> Direction
Would you print the records below from the first line through the line containing "0.003, 0.0023, 0.003];", skipping the pictures?

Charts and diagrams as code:
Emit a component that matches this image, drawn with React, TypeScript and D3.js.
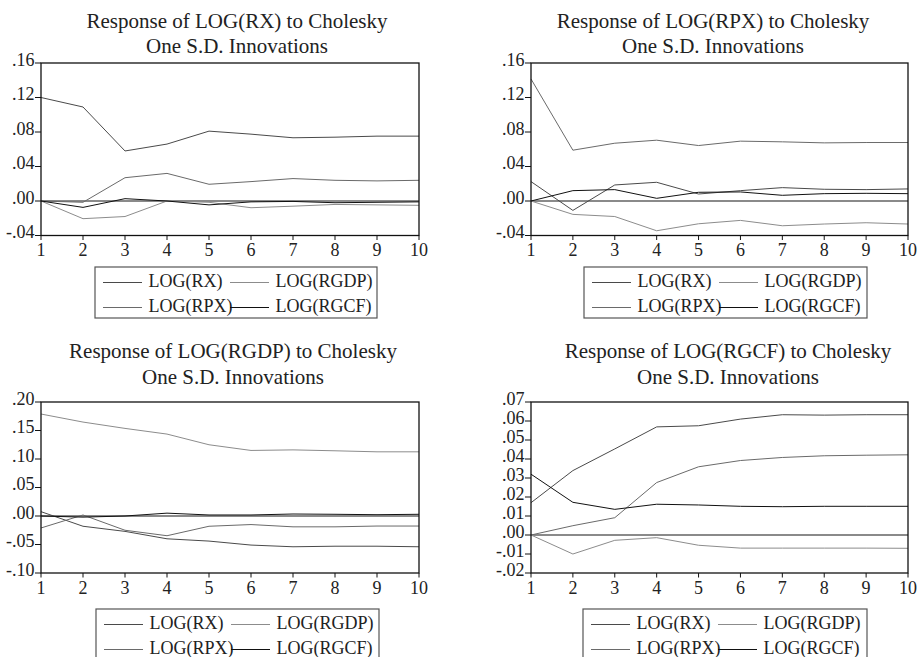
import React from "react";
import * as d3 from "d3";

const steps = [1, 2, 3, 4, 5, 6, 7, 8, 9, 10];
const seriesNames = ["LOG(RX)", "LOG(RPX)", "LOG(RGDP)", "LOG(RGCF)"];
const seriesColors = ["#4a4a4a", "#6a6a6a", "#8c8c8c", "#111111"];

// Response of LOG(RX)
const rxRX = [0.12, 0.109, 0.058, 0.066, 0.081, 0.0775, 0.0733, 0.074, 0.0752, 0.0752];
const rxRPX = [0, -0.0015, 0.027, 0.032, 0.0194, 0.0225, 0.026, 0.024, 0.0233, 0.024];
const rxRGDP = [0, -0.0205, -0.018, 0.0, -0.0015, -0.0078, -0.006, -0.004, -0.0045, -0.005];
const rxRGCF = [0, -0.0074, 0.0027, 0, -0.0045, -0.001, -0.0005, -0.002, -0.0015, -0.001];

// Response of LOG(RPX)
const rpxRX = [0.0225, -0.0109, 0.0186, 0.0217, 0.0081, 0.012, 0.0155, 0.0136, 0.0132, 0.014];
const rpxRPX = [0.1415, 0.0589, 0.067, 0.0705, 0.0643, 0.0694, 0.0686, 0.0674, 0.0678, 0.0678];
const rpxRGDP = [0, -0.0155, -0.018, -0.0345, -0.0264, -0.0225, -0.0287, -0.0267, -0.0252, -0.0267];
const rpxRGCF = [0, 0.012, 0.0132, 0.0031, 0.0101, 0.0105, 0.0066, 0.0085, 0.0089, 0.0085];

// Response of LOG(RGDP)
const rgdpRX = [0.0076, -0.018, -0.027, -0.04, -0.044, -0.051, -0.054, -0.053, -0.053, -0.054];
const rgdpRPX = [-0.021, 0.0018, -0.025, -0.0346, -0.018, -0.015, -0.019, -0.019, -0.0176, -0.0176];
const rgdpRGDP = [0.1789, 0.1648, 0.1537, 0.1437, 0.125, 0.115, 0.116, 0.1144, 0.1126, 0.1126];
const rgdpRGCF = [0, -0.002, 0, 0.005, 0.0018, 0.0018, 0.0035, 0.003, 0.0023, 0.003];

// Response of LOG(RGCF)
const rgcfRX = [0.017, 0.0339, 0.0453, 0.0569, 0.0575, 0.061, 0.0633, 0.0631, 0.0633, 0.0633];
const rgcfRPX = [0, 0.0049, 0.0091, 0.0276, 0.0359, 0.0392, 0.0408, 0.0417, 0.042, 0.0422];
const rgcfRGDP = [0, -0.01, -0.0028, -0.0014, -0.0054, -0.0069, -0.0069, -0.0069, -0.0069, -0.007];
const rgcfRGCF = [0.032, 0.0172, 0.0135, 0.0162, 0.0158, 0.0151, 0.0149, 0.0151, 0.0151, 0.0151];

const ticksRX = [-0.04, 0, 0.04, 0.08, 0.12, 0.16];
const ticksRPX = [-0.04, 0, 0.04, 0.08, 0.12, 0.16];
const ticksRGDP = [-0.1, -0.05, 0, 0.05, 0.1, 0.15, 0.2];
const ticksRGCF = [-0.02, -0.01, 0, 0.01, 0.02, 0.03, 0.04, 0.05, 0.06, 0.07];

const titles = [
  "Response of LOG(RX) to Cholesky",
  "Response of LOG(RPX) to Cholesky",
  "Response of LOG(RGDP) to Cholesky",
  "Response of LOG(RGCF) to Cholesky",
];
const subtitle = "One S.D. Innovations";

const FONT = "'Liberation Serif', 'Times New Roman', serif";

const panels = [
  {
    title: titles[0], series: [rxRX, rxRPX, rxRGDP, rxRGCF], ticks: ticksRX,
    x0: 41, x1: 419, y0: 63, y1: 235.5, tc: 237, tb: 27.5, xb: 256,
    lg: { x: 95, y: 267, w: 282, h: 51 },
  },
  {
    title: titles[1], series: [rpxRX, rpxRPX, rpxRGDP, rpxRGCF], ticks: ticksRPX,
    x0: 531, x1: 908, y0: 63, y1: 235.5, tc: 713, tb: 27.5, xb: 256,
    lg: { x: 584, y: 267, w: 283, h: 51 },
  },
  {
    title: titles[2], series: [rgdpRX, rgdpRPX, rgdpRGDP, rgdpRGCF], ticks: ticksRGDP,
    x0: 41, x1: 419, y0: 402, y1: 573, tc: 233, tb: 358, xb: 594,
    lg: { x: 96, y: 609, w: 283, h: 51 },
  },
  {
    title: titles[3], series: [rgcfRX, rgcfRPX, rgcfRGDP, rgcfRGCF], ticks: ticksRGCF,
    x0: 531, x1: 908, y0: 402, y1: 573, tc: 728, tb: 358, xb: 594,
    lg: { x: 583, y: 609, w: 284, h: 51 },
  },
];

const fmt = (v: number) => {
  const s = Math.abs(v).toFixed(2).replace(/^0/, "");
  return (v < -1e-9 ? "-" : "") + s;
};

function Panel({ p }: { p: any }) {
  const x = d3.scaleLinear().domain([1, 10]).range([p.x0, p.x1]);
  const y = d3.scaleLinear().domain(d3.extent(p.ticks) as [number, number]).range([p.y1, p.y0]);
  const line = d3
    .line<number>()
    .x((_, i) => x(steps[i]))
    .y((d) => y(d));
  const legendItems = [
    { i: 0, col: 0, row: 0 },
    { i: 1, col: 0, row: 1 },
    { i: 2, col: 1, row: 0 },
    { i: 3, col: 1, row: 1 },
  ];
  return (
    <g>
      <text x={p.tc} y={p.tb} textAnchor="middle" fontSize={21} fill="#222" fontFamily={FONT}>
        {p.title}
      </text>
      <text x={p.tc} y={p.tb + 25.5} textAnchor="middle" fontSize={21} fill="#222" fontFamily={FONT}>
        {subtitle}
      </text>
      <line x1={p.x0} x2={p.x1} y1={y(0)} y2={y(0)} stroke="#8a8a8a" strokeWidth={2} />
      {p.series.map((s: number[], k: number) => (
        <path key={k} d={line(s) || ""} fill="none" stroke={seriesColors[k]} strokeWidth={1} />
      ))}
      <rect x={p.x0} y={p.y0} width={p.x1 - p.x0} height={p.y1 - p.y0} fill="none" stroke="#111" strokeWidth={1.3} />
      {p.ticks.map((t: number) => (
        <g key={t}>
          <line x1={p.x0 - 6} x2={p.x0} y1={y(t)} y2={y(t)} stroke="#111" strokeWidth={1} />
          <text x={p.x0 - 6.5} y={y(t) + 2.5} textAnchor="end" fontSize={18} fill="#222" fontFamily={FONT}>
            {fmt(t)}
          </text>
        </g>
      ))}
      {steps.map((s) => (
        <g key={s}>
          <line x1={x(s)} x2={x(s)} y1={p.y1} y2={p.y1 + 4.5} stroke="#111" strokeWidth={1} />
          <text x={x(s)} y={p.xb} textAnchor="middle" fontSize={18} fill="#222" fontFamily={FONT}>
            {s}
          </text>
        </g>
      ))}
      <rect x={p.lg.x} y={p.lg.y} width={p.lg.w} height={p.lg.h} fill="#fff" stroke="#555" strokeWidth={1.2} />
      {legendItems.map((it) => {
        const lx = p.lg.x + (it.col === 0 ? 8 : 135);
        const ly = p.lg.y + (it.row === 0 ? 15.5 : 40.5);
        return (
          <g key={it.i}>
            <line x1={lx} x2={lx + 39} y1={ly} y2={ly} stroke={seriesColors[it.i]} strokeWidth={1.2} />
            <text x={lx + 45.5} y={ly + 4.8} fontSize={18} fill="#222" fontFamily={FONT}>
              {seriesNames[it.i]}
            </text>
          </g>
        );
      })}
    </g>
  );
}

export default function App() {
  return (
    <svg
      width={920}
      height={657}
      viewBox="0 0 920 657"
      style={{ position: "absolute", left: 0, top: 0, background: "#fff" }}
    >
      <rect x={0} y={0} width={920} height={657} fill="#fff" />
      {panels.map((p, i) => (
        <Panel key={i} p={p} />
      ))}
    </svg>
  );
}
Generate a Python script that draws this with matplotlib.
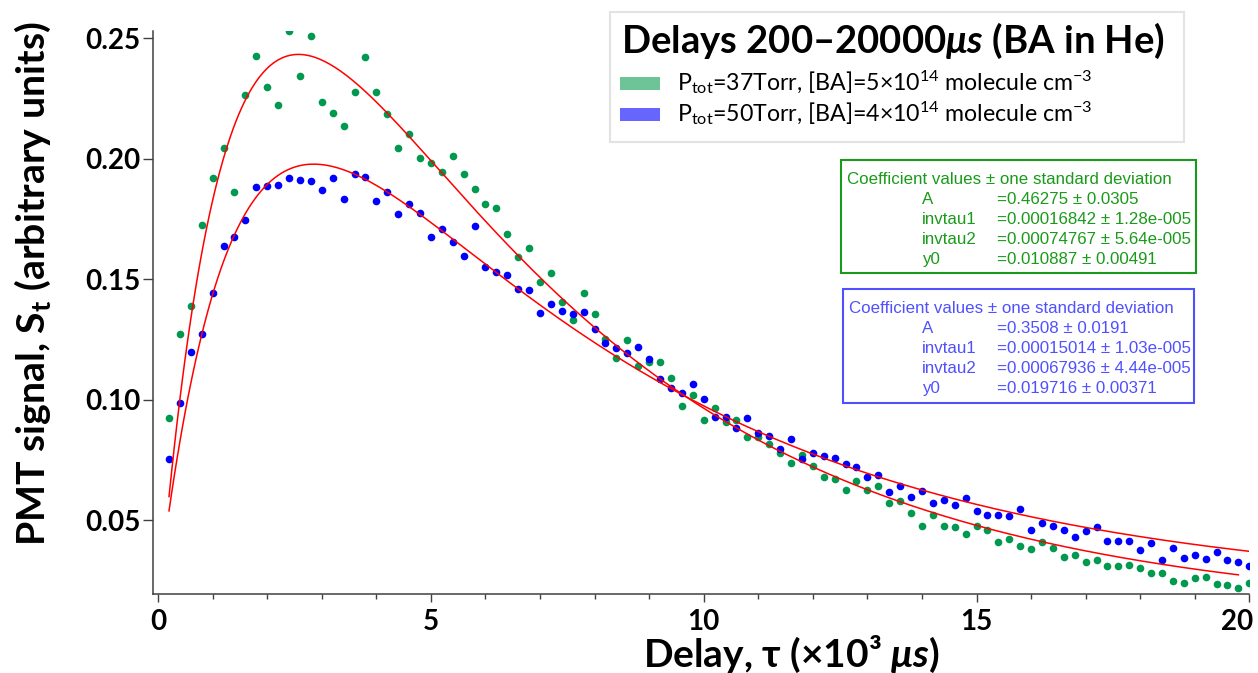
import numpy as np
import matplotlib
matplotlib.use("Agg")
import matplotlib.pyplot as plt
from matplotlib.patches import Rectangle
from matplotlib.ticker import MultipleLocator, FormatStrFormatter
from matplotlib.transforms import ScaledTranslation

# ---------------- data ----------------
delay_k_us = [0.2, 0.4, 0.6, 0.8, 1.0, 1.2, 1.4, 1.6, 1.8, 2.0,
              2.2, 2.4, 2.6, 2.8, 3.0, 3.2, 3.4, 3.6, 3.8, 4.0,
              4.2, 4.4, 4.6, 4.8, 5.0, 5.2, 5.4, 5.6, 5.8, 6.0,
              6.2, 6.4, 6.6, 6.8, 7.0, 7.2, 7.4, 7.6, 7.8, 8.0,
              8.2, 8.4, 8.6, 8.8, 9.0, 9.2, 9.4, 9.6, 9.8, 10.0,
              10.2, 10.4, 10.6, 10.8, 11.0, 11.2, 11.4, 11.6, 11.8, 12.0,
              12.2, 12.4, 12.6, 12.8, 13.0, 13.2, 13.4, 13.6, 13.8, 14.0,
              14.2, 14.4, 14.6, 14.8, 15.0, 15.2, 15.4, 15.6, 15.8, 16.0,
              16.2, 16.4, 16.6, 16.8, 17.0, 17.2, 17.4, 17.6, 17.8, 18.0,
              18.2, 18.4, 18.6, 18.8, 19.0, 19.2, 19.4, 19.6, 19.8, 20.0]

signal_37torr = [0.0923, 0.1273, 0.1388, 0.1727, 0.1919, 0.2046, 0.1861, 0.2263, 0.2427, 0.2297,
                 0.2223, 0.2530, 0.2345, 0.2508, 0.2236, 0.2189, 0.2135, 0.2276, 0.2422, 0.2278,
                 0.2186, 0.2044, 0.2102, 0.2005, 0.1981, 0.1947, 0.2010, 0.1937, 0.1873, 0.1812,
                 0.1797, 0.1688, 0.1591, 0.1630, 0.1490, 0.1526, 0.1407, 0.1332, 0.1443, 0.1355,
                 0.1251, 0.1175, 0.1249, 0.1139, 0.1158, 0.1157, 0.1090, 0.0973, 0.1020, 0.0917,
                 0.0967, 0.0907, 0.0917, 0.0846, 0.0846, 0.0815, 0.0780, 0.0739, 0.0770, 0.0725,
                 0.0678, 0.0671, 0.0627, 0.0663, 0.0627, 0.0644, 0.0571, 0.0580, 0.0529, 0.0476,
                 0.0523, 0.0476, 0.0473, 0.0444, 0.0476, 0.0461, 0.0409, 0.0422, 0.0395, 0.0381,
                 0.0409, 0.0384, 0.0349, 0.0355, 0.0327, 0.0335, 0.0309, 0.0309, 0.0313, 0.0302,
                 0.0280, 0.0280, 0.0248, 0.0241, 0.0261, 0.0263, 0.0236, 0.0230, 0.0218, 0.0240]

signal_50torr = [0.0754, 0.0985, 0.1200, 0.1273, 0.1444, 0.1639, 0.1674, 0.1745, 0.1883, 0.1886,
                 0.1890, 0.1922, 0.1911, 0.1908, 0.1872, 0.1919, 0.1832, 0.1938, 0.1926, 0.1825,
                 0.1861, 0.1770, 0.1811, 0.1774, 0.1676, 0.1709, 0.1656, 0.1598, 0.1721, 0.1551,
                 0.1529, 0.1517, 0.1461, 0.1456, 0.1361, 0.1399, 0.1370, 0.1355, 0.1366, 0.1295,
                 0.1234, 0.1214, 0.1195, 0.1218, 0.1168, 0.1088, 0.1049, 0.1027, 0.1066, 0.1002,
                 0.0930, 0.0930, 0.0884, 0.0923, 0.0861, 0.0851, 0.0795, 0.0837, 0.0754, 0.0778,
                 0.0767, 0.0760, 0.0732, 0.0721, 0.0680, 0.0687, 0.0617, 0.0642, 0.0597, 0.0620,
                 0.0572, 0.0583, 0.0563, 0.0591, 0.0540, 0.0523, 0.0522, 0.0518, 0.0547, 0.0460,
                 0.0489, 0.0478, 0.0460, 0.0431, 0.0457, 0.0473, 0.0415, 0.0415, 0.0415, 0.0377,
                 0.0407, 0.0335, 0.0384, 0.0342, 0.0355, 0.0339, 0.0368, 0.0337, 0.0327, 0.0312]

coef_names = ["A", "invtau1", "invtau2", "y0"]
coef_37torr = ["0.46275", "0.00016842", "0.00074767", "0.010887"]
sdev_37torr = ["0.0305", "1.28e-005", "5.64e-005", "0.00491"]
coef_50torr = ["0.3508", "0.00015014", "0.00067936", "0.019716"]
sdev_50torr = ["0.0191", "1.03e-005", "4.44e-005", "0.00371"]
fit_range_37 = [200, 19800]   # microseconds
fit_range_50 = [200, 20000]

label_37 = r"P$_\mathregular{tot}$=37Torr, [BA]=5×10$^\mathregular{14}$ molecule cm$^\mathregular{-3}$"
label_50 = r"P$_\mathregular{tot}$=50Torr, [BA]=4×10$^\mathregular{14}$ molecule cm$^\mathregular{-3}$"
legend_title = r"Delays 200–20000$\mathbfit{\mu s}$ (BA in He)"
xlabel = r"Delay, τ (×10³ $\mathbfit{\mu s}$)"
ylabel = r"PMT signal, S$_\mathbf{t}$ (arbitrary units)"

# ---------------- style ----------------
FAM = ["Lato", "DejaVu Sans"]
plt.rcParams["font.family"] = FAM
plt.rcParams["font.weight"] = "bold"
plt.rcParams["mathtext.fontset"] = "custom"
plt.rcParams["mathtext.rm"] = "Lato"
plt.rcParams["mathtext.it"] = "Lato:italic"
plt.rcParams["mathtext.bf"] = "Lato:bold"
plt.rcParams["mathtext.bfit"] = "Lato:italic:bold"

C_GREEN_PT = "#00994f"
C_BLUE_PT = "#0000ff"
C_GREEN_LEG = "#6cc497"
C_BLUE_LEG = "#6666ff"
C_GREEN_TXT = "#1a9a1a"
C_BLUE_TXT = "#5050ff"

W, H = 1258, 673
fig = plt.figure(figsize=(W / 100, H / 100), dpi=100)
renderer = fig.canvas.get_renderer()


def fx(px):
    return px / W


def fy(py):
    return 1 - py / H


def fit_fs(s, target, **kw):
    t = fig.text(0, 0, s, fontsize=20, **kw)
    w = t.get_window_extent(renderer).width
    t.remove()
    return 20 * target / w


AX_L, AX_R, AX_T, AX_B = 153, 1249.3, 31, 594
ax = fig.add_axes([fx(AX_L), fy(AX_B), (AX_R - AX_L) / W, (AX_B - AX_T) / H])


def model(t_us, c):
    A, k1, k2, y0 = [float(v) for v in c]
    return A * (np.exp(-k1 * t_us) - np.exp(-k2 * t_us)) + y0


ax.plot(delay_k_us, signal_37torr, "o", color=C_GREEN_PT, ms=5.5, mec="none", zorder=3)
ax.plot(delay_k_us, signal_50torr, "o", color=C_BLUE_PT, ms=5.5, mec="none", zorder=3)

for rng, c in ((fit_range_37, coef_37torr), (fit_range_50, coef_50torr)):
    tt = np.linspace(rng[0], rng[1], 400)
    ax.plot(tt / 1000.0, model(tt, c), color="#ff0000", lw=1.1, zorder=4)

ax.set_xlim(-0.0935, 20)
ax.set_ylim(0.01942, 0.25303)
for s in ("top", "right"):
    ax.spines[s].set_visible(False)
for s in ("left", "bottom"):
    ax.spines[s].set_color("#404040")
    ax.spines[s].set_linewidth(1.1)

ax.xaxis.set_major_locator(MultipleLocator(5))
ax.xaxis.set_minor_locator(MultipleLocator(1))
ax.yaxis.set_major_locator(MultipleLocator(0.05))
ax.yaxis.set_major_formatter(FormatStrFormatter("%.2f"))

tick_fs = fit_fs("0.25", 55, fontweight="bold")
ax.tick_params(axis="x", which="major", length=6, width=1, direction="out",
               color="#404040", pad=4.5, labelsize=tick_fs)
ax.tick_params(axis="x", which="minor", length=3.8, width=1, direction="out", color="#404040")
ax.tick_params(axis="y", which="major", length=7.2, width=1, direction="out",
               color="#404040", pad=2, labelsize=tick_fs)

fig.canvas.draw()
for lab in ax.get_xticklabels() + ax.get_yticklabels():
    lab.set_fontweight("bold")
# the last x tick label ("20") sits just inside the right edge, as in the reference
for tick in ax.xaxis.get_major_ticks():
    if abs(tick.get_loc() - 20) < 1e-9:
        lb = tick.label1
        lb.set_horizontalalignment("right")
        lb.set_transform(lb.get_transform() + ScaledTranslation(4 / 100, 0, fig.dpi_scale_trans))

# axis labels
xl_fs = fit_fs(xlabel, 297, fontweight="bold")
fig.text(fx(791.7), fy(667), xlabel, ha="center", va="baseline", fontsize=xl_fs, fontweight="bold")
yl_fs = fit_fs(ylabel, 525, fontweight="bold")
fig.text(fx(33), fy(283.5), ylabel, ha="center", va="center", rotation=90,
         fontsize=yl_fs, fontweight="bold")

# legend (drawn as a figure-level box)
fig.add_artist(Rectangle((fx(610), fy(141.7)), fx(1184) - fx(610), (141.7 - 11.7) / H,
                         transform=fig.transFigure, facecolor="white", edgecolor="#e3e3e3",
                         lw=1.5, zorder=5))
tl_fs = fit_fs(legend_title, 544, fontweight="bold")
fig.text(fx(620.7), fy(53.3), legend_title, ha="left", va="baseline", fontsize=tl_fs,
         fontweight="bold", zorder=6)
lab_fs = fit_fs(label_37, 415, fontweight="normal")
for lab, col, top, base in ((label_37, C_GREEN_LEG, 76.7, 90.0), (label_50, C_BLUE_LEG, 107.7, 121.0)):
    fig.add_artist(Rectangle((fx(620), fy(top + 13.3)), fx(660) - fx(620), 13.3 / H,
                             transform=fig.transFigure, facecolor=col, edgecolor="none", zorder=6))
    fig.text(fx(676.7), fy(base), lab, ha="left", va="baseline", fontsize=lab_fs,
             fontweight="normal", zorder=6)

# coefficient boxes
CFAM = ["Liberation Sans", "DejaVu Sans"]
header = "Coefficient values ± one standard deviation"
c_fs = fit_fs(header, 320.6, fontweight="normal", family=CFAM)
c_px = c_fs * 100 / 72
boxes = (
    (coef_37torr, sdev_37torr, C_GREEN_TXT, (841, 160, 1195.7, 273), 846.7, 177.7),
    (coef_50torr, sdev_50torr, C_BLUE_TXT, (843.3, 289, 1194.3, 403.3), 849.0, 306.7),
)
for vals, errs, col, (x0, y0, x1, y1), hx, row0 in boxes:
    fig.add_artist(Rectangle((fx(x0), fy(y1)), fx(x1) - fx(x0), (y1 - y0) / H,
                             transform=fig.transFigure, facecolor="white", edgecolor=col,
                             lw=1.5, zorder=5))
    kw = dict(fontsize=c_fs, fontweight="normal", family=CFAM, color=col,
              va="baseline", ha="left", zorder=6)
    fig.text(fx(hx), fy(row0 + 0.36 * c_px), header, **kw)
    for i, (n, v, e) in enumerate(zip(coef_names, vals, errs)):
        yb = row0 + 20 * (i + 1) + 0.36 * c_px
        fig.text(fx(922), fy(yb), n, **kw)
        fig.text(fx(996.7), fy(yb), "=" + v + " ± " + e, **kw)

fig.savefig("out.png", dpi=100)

> Task result
Emit a component that matches this image, drawn with React, TypeScript and D3.js.
import React from "react";
import * as d3 from "d3";

const steps = [1, 2, 3, 4, 5, 6, 7, 8, 9, 10];
const seriesNames = ["LOG(RX)", "LOG(RPX)", "LOG(RGDP)", "LOG(RGCF)"];
const seriesColors = ["#4a4a4a", "#6a6a6a", "#8c8c8c", "#111111"];

// Response of LOG(RX)
const rxRX = [0.12, 0.109, 0.058, 0.066, 0.081, 0.0775, 0.0733, 0.074, 0.0752, 0.0752];
const rxRPX = [0, -0.0015, 0.027, 0.032, 0.0194, 0.0225, 0.026, 0.024, 0.0233, 0.024];
const rxRGDP = [0, -0.0205, -0.018, 0.0, -0.0015, -0.0078, -0.006, -0.004, -0.0045, -0.005];
const rxRGCF = [0, -0.0074, 0.0027, 0, -0.0045, -0.001, -0.0005, -0.002, -0.0015, -0.001];

// Response of LOG(RPX)
const rpxRX = [0.0225, -0.0109, 0.0186, 0.0217, 0.0081, 0.012, 0.0155, 0.0136, 0.0132, 0.014];
const rpxRPX = [0.1415, 0.0589, 0.067, 0.0705, 0.0643, 0.0694, 0.0686, 0.0674, 0.0678, 0.0678];
const rpxRGDP = [0, -0.0155, -0.018, -0.0345, -0.0264, -0.0225, -0.0287, -0.0267, -0.0252, -0.0267];
const rpxRGCF = [0, 0.012, 0.0132, 0.0031, 0.0101, 0.0105, 0.0066, 0.0085, 0.0089, 0.0085];

// Response of LOG(RGDP)
const rgdpRX = [0.0076, -0.018, -0.027, -0.04, -0.044, -0.051, -0.054, -0.053, -0.053, -0.054];
const rgdpRPX = [-0.021, 0.0018, -0.025, -0.0346, -0.018, -0.015, -0.019, -0.019, -0.0176, -0.0176];
const rgdpRGDP = [0.1789, 0.1648, 0.1537, 0.1437, 0.125, 0.115, 0.116, 0.1144, 0.1126, 0.1126];
const rgdpRGCF = [0, -0.002, 0, 0.005, 0.0018, 0.0018, 0.0035, 0.003, 0.0023, 0.003];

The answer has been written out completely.